I feel as though I cannot personally relate – I have photos in my possession and have heard numerous stories my children have told me about living conditions in places in Mexico & Africa… I’ve listened to Christian sisters share specifics in testimonies of daily life in those and other ‘foreign lands’ and the effort mothers expend to simply survive from day to day. Still, I’ve not been able to sincerely relate — though I’ve sincerely attempted to grasp the reality of life for women the world over. I say women… for the simple fact that that’s who I’m relating to. Stories of men and their lives and work the world over would be another angle to which I cannot relate.
My mother tells me stories of my grandmother and her methods of cleaning, cooking, sewing, making soap, heating kettles, boiling water and doing laundry in large pots, hanging clothes by necessity – not choice – and a myriad of other things she did for her family. Her story is unrecorded… as are the stories of the lives of most all mothers the world over… mothers who got their hands dirty. Mothers who really worked hard – or mothers who really worked really hard.
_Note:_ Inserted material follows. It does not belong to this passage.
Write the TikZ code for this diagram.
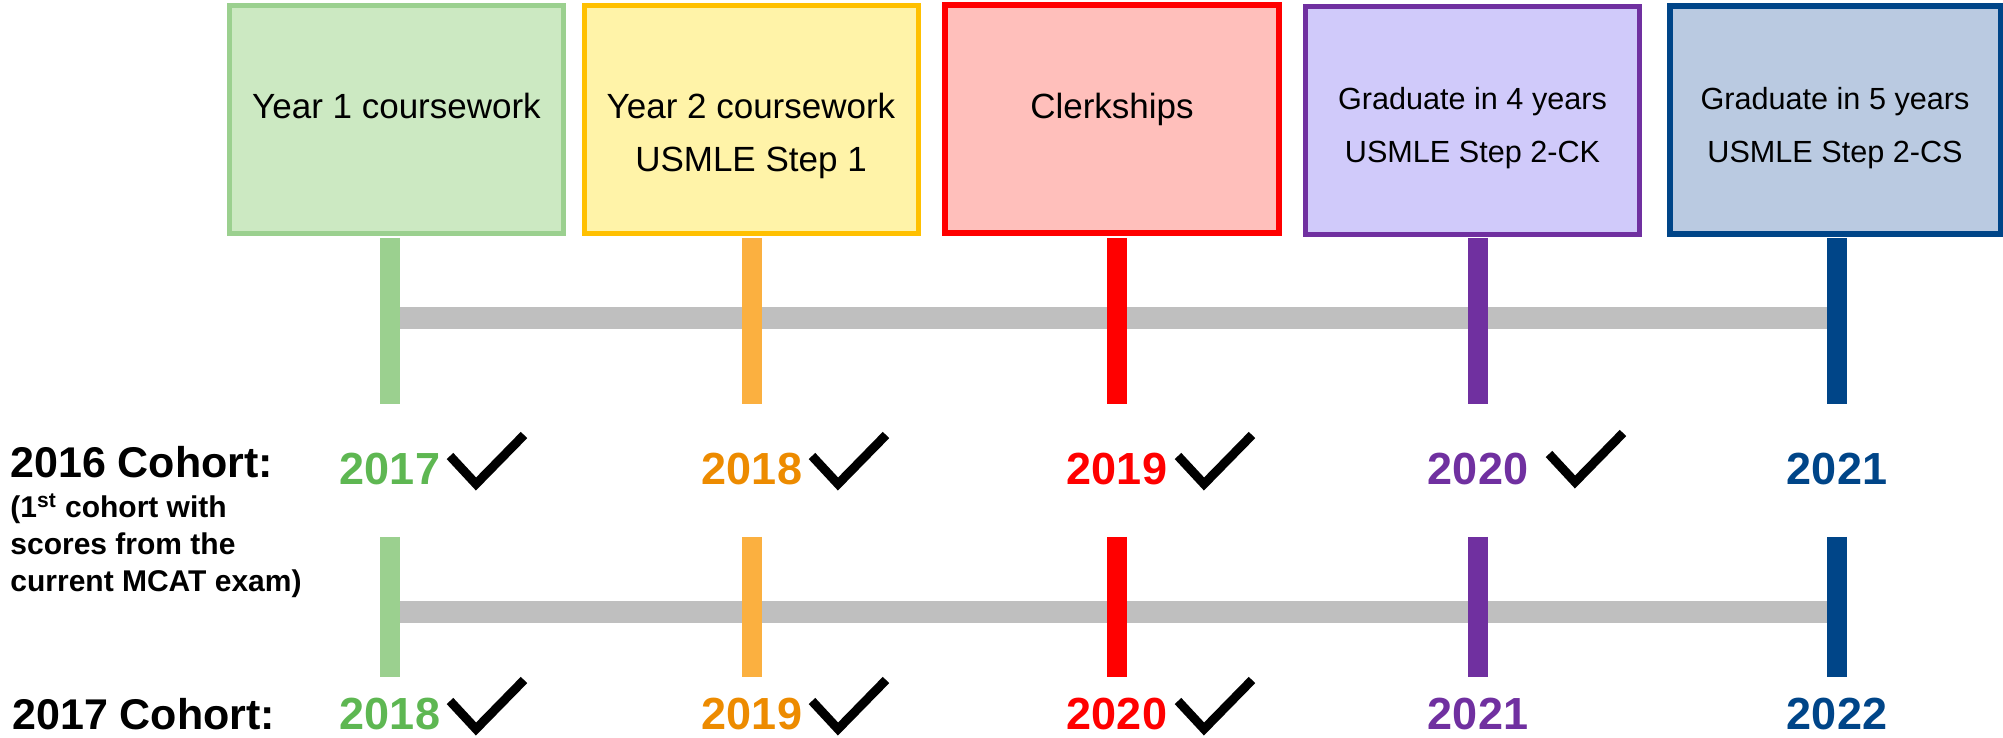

In addition to the chicken we have for eggs, we’ve been raising chickens — meat birds — raising them for food. There’s been one purpose for them. Week after week they’ve been growing. We after week we’ve been taking care of them. Saturday that part of the deal ended — they lived up to their end of the bargain.
Friends of ours graciously taught us how to handle the chickens when they lived up to their end of the deal. As I stood there, a flood of emotion washed over me – a strange mix of sadness, remorse and nausea. Then, I thought of the mothers who’ve gone before me… mothers who did whatever it took to put nutritious food on the table for their families. I thought of the mothers who didn’t have the butchering conveniences I had before me, nor the running water for the process.
Now, I wasn’t alone in this whole process, for a couple of our boys were tackling the job with sincere eagerness to do well and Wes was right there working alongside them. I’m glad our friend prayed before we began the process — I really had a terribly hard time with the initial ‘taking of a life’ and watching the helpless animal struggle for a moment. The dipping in boiling water was not as challenging and the ‘defeathering’ was even less so. Then came the moment for which I had not been prepared. You know those packets with the “giblets” in them – the neat little packages you remove from the store bought chicken or turkey? Well, there was not a neat little baggie or paper sacklet for the most inward parts of each chicken. This was clearly a challenge to my sensibilities. By the third one, I realized that this was a job that just plain needed to be done.
And then that thought came to me, once again, that mothers who have gone before me had done this innumerable times. I thought about that for quite a few moments. I smiled at the thought that I had now crossed into a new territory for myself. It was another of those accomplishments that made me a kindred spirit to those mothers who’ve gone before me… mothers who got their hands dirty.